Gayatri Spivak pointed out that there was a distinct shift in who one was referring to when they said “the university” after neoliberalization. Before, “the university” referred to the community of scholars, after neoliberalization it exclusively meant the administration.
I’m tempted to say that the university would benefit largely from adopting a decentralized model. For one, course contingency plans would be unencumbered by administrative red tape, making learning methods more flexible. Instead, disciplines can structure courses around the specific learning strategies required of a tried and tested pedagogy.
Furthermore, administrators would largely work to help with coordination as opposed to re-organization and the bureaucratic 3D ping pong that often takes place in that process and which accounts for a lot of the tasks administrators are doing today.
There are ancillary benefits to the coordination that a decentralized structure would provide, a lot of which could help the exploitation of TAs. First, it would aid in making “the university” refer to a community of scholars. Special needs could be especially catered to as this model would encourage meeting student’s needs through communication networks. Furthermore, decentralization could abate professors and graduate students having to compete for grants which often creates divides in learning and co-operation, as well as affecting the quality and methods of research in departments as more profitable work tends to get grants.

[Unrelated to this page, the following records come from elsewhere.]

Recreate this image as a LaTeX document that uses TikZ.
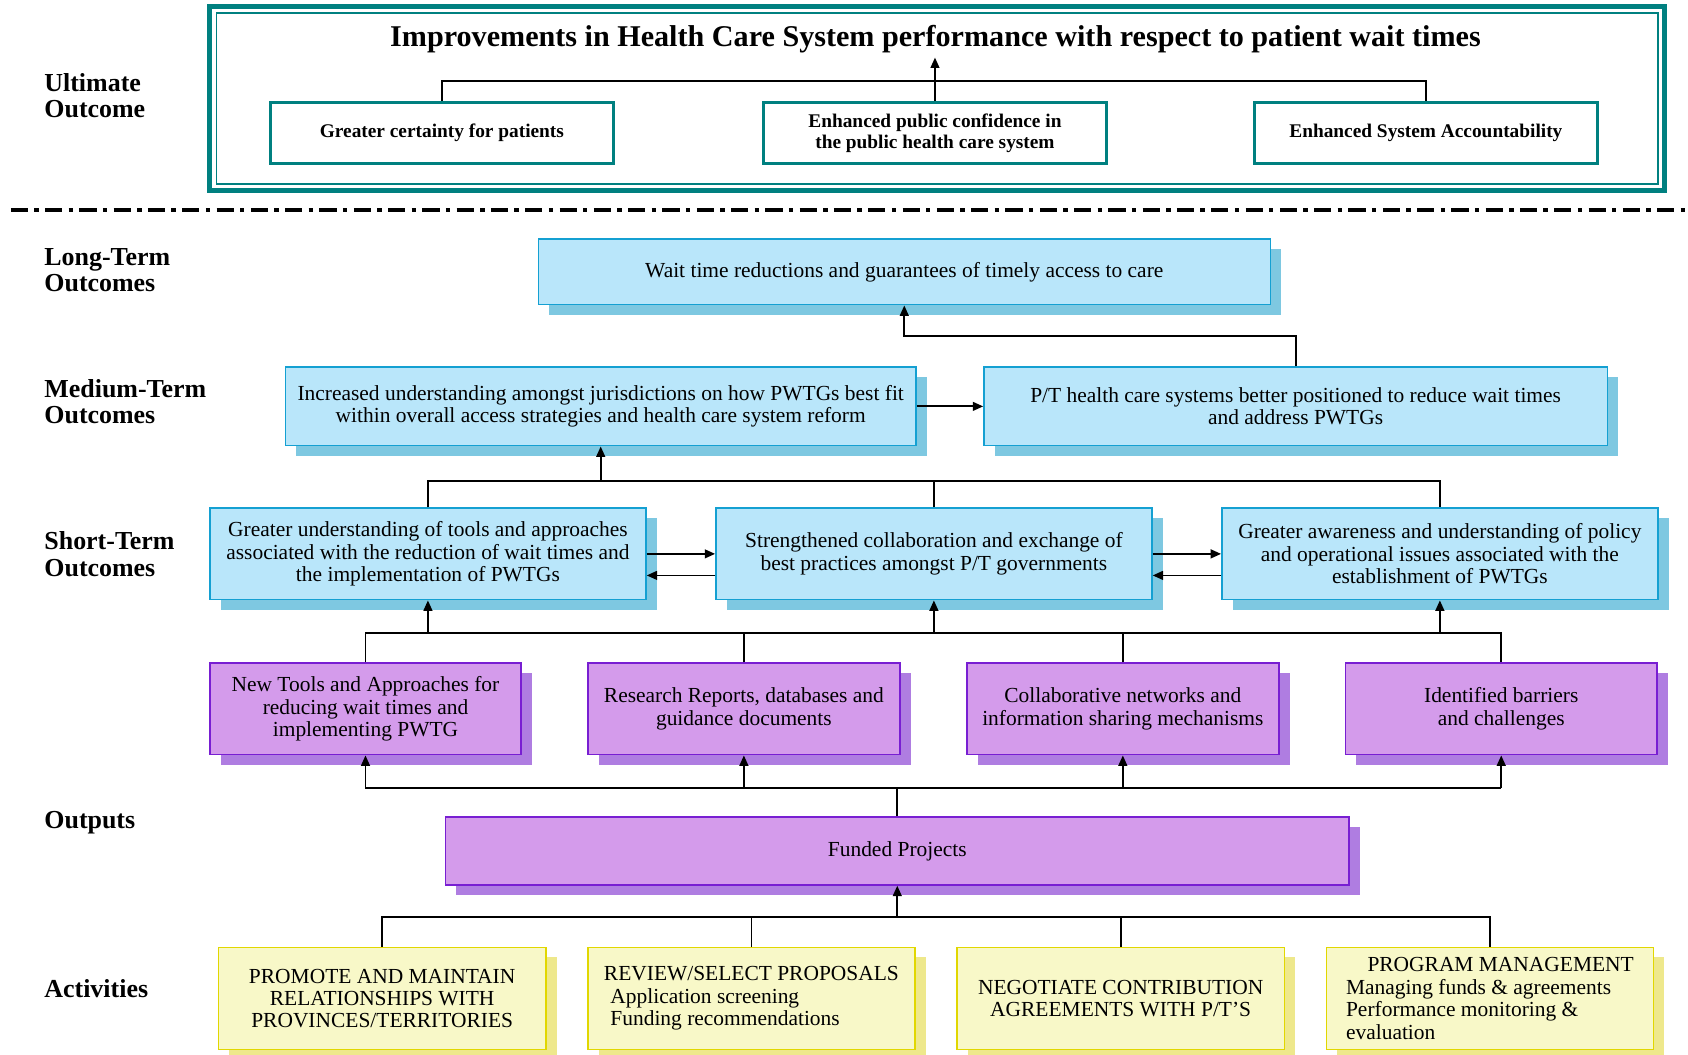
\documentclass[tikz,border=0pt]{standalone}
\usepackage{fontspec}
\setmainfont{Liberation Serif}
\usetikzlibrary{arrows.meta,shadows}
\definecolor{frameteal}{RGB}{0,128,128}
\definecolor{ltfill}{RGB}{185,230,250}
\definecolor{ltline}{RGB}{20,160,210}
\definecolor{ltshade}{RGB}{126,200,225}
\definecolor{opfill}{RGB}{212,155,235}
\definecolor{opline}{RGB}{120,30,210}
\definecolor{opshade}{RGB}{175,125,225}
\definecolor{acfill}{RGB}{248,248,200}
\definecolor{acline}{RGB}{225,215,0}
\definecolor{acshade}{RGB}{238,232,140}
\def\px{0.027cm}
\newcommand{\bodysize}{\fontsize{15.3}{16}\selectfont}
\tikzset{
  outbox/.style={draw=frameteal, line width=2pt, fill=white, inner sep=0pt, align=center,
    font={\bfseries\fontsize{13.8}{15}\selectfont}},
  ltbox/.style={draw=ltline, fill=ltfill, line width=1.1pt, inner sep=0pt, align=center, font=\bodysize,
    drop shadow={shadow xshift=0.27cm, shadow yshift=-0.25cm, fill=ltshade, opacity=1}},
  opbox/.style={ltbox, draw=opline, fill=opfill,
    drop shadow={shadow xshift=0.27cm, shadow yshift=-0.25cm, fill=opshade, opacity=1}},
  acbox/.style={ltbox, draw=acline, fill=acfill,
    drop shadow={shadow xshift=0.27cm, shadow yshift=-0.25cm, fill=acshade, opacity=1}},
  tier/.style={anchor=west, align=left, inner sep=0pt, font={\bfseries\fontsize{18.5}{19}\selectfont}},
  link/.style={line width=1.3pt},
  arr/.style={link, -{Triangle[length=2.6mm,width=2.2mm]}}
}
\begin{document}
\begin{tikzpicture}[x=\px, y=-\px]
\useasboundingbox (0,0) rectangle (1568,980);

\draw[frameteal, line width=3.6pt] (195,6) rectangle (1546,177);
\draw[frameteal, line width=1pt] (201,12) rectangle (1540,171);
\node[font={\bfseries\fontsize{21.5}{23}\selectfont}] (ult) at (869,36) {Improvements in Health Care System performance with respect to patient wait times};
\node[outbox, minimum width=319*\px, minimum height=57*\px] (uo1) at (410.5,123.5) {Greater certainty for patients};
\node[outbox, minimum width=319*\px, minimum height=57*\px] (uo2) at (868.5,123.5) {Enhanced public confidence in\\the public health care system};
\node[outbox, minimum width=319*\px, minimum height=57*\px] (uo3) at (1324.5,123.5) {Enhanced System Accountability};

\draw[line width=2.8pt, dash pattern=on 0.43cm off 0.16cm on 0.11cm off 0.16cm] (10,195) -- (1568,195);

\node[tier] (tu) at (41,89) {Ultimate\\Outcome};
\node[tier] (tl) at (41,251) {Long-Term\\Outcomes};
\node[tier] (tm) at (41,373) {Medium-Term\\Outcomes};
\node[tier] (ts) at (41,515) {Short-Term\\Outcomes};
\node[tier] (to) at (41,764) {Outputs};
\node[tier] (ta) at (41,918) {Activities};

\node[ltbox, minimum width=680*\px, minimum height=61*\px] (lt) at (840,252.5) {Wait time reductions and guarantees of timely access to care};
\node[ltbox, minimum width=586*\px, minimum height=73*\px] (mt1) at (558,377.5) {Increased understanding amongst jurisdictions on how PWTGs best fit\\within overall access strategies and health care system reform};
\node[ltbox, minimum width=579*\px, minimum height=73*\px] (mt2) at (1203.5,377.5) {P/T health care systems better positioned to reduce wait times\\and address PWTGs};
\node[ltbox, minimum width=405*\px, minimum height=85*\px] (st1) at (397.5,514.5) {Greater understanding of tools and approaches\\associated with the reduction of wait times and\\the implementation of PWTGs};
\node[ltbox, minimum width=405*\px, minimum height=85*\px] (st2) at (867.5,514.5) {Strengthened collaboration and exchange of\\best practices amongst P/T governments};
\node[ltbox, minimum width=405*\px, minimum height=85*\px] (st3) at (1337.5,514.5) {Greater awareness and understanding of policy\\and operational issues associated with the\\establishment of PWTGs};

\node[opbox, minimum width=289*\px, minimum height=85*\px] (op1) at (339.5,658.5) {New Tools and Approaches for\\reducing wait times and\\implementing PWTG};
\node[opbox, minimum width=290*\px, minimum height=85*\px] (op2) at (691,658.5) {Research Reports, databases and\\guidance documents};
\node[opbox, minimum width=290*\px, minimum height=85*\px] (op3) at (1043,658.5) {Collaborative networks and\\information sharing mechanisms};
\node[opbox, minimum width=289*\px, minimum height=85*\px] (op4) at (1394.5,658.5) {Identified barriers\\and challenges};
\node[opbox, minimum width=839*\px, minimum height=63*\px] (fp) at (833.5,790.5) {Funded Projects};

\node[acbox, minimum width=304*\px, minimum height=95*\px] (ac1) at (355,927.5) {PROMOTE AND MAINTAIN\\RELATIONSHIPS WITH\\PROVINCES/TERRITORIES};
\node[acbox, minimum width=304*\px, minimum height=95*\px, align=left] (ac2) at (698,927.5) {REVIEW/SELECT PROPOSALS\\\hspace*{0.3em}Application screening\\\hspace*{0.3em}Funding recommendations};
\node[acbox, minimum width=304*\px, minimum height=95*\px] (ac3) at (1041,927.5) {NEGOTIATE CONTRIBUTION\\AGREEMENTS WITH P/T’S};
\node[acbox, minimum width=304*\px, minimum height=95*\px, align=left] (ac4) at (1384,927.5) {\hspace*{1em}PROGRAM MANAGEMENT\\Managing funds \& agreements\\Performance monitoring \&\\evaluation};

\coordinate (ubus) at (0,75);
\coordinate (mbus) at (0,312);
\coordinate (sbus) at (0,447);
\coordinate (obus) at (0,588);
\coordinate (fbus) at (0,732);
\coordinate (abus) at (0,852);

\draw[link] (uo1.north) |- (uo3.north |- ubus) -- (uo3.north);
\draw[arr] (uo2.north) -- (uo2.north |- ult.south);

\draw[arr] (mt2.north) |- (lt.south |- mbus) -- (lt.south);
\draw[arr] (mt1.east) -- (mt2.west);

\draw[link] (st1.north) |- (st3.north |- sbus) -- (st3.north);
\draw[link] (st2.north) -- (st2.north |- sbus);
\draw[arr] (mt1.south |- sbus) -- (mt1.south);
\draw[arr] (st1.east) -- (st2.west);
\draw[arr] ([yshift=-0.54cm]st2.west) -- ([yshift=-0.54cm]st1.east);
\draw[arr] (st2.east) -- (st3.west);
\draw[arr] ([yshift=-0.54cm]st3.west) -- ([yshift=-0.54cm]st2.east);

\draw[link] (op1.north) |- (op4.north |- obus) -- (op4.north);
\foreach \o in {op2,op3}
  \draw[link] (\o.north) -- (\o.north |- obus);
\foreach \s in {st1,st2,st3}
  \draw[arr] (\s.south |- obus) -- (\s.south);

\draw[link] (fp.north) -- (fp.north |- fbus);
\draw[link] (op1.south |- fbus) -- (op4.south |- fbus);
\foreach \o in {op1,op2,op3,op4}
  \draw[arr] (\o.south |- fbus) -- (\o.south);

\draw[link] (ac1.north) |- (ac4.north |- abus) -- (ac4.north);
\foreach \a in {ac2,ac3}
  \draw[link] (\a.north) -- (\a.north |- abus);
\draw[arr] (fp.south |- abus) -- (fp.south);
\end{tikzpicture}
\end{document}
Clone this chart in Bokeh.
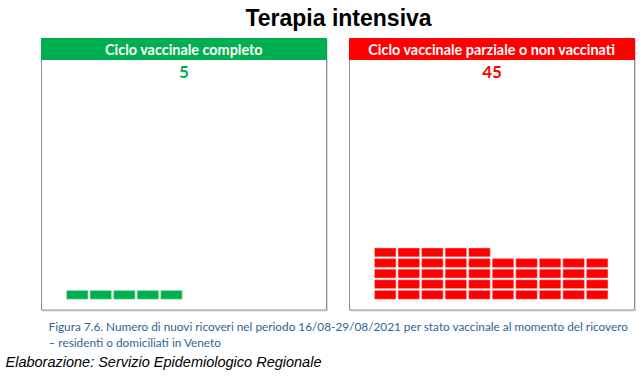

Not to mention, course requirements won’t be a matter of what year a student technically is but based on their highly specific learning trajectory.
The treatment of TAs is ultimately a symptom of the absolute state of the modern academy. Unfortunately, notions of decentralizing higher education are a pipedream in a market economy and the more immediate issue of TA exploitation is best remedied by their rising wages. However, the broader issue can’t be addressed until the current state of the economy is rethought.
Dr. Susan Tighe, provost and vice president of academics at McMaster claimed the university negotiated in good faith and that they were “disappointed” by the choice of TAs to go ahead with the strike. Tighe, according to a 2020 secretariat document, was making an annual base salary of $300,000 that year.
The McMaster situation is a matter of an out of touch, highly privileged university bureaucracy not playing fair with that substratum of teaching faculty that, in many ways, keep the university lights running.